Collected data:
-*-
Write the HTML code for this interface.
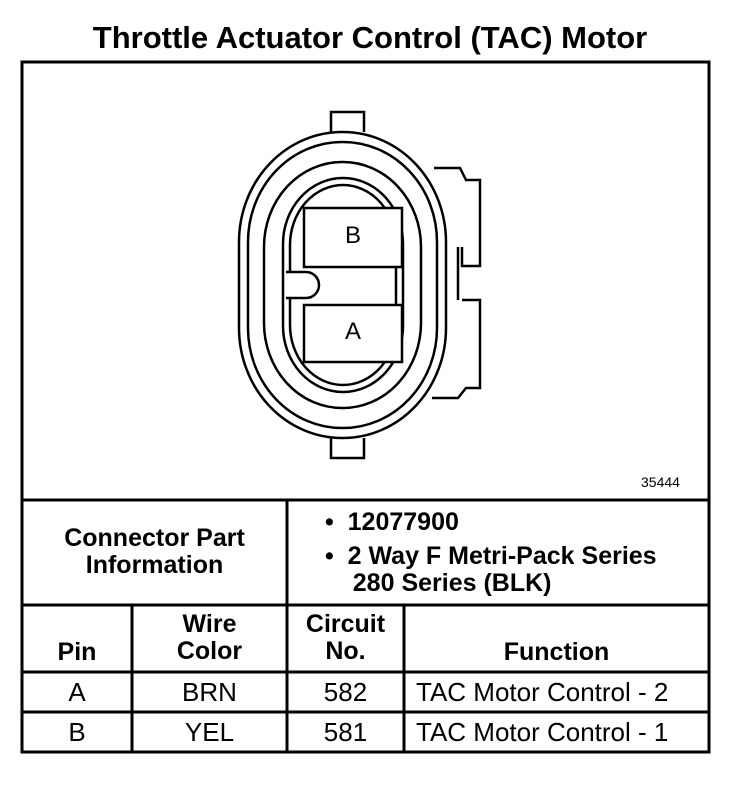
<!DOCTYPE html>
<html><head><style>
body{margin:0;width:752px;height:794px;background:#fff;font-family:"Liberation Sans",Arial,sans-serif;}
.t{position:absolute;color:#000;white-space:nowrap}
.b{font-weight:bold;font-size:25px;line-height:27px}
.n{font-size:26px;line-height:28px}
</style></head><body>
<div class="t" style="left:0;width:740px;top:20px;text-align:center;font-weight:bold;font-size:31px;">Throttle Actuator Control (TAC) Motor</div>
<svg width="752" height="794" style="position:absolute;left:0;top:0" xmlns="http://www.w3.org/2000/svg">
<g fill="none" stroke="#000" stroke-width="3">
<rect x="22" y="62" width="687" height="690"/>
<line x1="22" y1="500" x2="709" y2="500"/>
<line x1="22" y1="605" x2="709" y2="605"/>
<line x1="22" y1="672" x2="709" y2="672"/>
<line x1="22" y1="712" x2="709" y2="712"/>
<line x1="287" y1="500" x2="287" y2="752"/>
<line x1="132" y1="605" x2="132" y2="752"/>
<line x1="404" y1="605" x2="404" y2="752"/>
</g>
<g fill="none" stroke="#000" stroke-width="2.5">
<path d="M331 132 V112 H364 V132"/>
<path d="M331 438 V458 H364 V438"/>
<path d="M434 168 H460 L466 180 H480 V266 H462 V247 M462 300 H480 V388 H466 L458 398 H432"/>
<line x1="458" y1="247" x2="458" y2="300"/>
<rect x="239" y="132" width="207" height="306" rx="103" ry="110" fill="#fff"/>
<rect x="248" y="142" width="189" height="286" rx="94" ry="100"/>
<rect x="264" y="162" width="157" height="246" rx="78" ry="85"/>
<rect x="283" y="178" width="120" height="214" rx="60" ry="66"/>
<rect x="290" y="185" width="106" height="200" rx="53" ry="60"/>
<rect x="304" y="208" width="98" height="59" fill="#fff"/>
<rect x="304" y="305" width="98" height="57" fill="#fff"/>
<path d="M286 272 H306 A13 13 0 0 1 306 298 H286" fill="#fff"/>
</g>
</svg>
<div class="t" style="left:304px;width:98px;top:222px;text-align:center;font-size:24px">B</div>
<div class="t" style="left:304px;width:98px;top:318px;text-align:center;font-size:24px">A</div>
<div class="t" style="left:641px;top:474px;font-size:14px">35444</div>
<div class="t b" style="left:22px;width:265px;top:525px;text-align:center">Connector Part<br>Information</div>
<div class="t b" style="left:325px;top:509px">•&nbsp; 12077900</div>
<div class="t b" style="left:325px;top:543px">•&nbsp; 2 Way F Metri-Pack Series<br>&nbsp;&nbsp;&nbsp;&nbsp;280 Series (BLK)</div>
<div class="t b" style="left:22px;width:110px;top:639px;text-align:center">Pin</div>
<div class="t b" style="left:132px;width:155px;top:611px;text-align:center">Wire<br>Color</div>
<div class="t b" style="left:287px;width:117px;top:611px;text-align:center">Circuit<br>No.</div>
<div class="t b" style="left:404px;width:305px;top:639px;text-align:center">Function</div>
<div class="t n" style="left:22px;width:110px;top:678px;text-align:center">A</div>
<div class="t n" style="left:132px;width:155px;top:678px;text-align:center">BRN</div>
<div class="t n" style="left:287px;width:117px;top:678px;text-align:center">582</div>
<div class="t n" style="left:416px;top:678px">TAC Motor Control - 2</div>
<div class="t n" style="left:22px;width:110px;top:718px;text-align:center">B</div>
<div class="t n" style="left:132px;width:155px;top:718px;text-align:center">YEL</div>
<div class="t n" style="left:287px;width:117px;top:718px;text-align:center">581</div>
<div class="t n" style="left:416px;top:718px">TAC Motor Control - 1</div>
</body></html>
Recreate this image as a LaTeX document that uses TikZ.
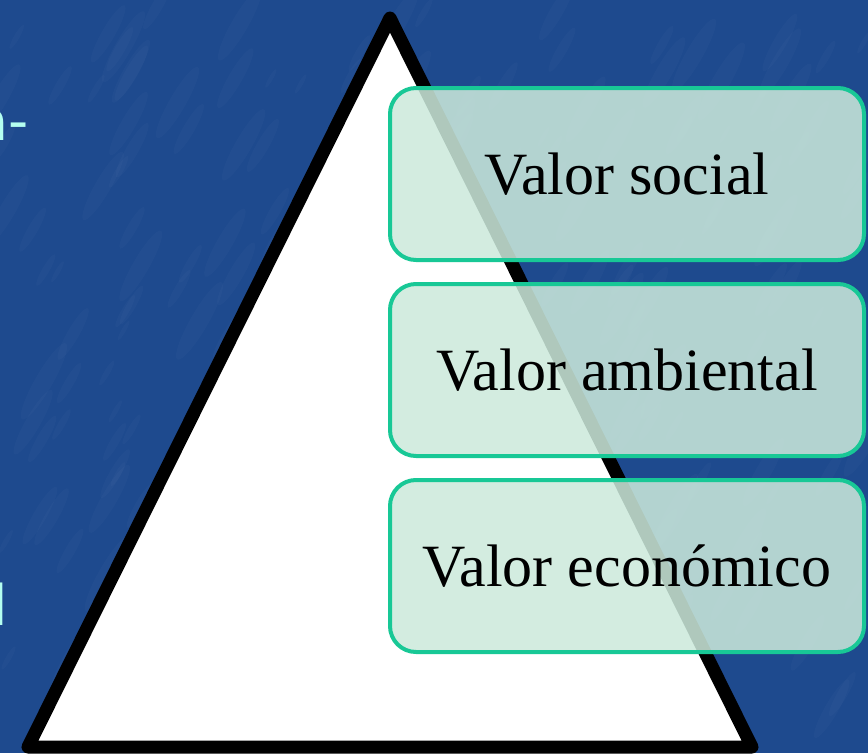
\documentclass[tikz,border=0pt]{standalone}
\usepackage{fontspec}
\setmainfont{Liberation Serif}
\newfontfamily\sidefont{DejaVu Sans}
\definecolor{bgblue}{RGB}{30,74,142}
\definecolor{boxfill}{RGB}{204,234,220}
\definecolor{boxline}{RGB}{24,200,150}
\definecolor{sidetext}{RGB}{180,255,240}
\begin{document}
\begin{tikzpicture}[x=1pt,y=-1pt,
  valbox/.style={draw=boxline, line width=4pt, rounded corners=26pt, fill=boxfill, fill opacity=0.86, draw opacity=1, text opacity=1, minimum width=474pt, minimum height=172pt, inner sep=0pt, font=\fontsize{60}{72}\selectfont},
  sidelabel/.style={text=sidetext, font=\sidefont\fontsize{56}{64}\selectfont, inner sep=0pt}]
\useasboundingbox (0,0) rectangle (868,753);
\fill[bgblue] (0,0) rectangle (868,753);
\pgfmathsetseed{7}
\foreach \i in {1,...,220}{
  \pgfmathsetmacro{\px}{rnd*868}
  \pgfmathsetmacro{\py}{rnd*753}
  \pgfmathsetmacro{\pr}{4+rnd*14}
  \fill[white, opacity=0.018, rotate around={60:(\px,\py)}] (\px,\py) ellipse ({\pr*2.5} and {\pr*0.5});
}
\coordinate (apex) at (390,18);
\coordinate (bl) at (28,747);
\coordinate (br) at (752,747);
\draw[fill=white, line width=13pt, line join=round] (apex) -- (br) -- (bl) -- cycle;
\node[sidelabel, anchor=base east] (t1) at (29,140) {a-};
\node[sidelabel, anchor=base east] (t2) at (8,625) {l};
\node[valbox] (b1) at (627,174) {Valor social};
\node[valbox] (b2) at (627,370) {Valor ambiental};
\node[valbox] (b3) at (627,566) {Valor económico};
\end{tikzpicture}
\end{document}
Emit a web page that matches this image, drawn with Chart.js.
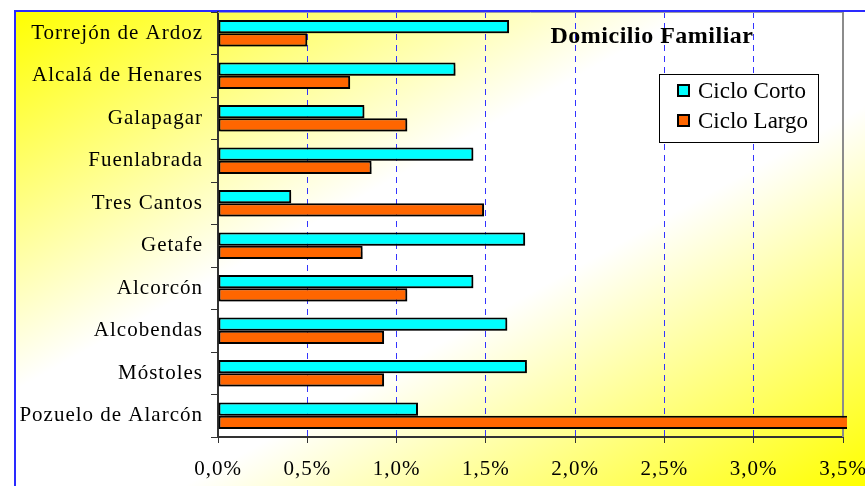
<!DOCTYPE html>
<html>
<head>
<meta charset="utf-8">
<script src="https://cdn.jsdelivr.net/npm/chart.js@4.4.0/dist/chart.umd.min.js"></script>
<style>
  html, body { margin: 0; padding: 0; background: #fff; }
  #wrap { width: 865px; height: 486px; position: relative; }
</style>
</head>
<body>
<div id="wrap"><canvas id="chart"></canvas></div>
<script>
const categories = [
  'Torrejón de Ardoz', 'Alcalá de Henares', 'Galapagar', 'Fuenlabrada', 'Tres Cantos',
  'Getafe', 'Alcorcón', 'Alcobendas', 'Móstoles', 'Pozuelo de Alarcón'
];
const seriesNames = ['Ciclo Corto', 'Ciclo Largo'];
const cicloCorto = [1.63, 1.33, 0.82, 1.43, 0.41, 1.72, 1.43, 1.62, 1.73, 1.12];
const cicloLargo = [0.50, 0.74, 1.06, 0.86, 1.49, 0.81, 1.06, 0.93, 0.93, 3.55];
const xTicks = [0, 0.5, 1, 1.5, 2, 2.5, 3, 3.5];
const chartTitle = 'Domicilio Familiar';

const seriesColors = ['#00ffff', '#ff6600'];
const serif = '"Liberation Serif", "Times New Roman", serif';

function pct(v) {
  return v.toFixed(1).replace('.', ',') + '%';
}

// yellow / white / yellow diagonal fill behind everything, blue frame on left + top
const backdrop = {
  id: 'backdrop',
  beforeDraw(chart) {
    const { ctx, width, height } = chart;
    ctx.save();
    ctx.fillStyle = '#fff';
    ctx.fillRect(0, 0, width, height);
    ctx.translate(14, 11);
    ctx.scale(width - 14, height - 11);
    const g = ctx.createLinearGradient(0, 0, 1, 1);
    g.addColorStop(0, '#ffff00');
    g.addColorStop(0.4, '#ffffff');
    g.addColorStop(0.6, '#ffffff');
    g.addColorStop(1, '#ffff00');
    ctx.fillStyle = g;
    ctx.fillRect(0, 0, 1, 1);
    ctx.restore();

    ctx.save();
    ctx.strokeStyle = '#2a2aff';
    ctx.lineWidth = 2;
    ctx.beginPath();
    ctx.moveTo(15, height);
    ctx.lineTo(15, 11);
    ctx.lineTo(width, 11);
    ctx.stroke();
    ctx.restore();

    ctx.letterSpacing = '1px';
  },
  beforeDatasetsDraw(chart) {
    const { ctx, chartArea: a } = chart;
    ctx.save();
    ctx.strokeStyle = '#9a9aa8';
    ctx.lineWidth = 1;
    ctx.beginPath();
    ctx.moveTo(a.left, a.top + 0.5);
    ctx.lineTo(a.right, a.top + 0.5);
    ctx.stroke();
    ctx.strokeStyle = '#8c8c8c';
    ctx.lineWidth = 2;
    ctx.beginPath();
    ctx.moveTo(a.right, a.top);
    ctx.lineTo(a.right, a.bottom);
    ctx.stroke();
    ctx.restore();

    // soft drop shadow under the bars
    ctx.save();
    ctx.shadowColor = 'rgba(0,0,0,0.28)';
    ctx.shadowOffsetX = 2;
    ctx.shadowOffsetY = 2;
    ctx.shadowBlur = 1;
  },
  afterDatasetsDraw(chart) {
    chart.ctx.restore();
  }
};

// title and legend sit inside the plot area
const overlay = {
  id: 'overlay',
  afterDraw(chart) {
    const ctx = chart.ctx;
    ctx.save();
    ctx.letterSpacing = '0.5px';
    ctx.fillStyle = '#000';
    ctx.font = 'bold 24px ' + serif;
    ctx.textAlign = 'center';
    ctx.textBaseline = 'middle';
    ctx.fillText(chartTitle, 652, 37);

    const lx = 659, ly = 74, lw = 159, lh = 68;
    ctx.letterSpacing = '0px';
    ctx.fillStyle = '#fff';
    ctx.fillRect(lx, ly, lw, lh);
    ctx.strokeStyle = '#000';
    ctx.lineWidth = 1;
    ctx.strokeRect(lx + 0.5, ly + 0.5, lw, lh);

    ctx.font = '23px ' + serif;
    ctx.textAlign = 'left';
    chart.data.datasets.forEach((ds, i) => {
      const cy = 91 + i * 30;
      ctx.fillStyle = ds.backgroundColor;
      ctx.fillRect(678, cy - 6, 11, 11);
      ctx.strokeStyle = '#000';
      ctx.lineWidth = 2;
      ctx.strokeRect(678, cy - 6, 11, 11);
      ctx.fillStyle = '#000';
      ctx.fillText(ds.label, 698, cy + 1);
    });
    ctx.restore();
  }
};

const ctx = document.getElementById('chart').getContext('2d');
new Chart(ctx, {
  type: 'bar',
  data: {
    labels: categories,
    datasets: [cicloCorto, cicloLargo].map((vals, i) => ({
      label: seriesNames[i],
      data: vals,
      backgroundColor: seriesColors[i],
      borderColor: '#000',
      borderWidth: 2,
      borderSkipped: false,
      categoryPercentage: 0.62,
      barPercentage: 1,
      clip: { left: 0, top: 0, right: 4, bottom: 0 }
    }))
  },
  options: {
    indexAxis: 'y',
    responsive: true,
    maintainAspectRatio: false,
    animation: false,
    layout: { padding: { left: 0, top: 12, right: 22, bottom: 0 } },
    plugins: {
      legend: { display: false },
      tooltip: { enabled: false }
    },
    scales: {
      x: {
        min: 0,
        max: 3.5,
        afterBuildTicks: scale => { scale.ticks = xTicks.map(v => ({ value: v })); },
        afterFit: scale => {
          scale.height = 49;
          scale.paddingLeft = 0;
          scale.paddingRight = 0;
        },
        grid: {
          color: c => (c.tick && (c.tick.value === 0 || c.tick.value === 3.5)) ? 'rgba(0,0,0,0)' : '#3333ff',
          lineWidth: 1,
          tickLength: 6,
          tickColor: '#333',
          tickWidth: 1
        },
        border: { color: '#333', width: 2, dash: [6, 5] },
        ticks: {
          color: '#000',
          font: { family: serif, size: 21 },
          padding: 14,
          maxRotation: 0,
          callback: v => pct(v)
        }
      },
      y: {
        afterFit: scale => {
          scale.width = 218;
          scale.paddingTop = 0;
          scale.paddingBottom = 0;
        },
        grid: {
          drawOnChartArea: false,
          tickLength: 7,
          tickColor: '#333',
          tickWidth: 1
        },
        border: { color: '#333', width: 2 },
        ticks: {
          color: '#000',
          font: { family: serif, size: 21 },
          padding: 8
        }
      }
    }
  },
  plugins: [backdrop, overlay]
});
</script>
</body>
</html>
-*-
Problem to work on: List all lines above in which the string "image" appears.

Correct output:
Recreate this image as a LaTeX document that uses TikZ.
Emit a web page that matches this image, drawn with Chart.js.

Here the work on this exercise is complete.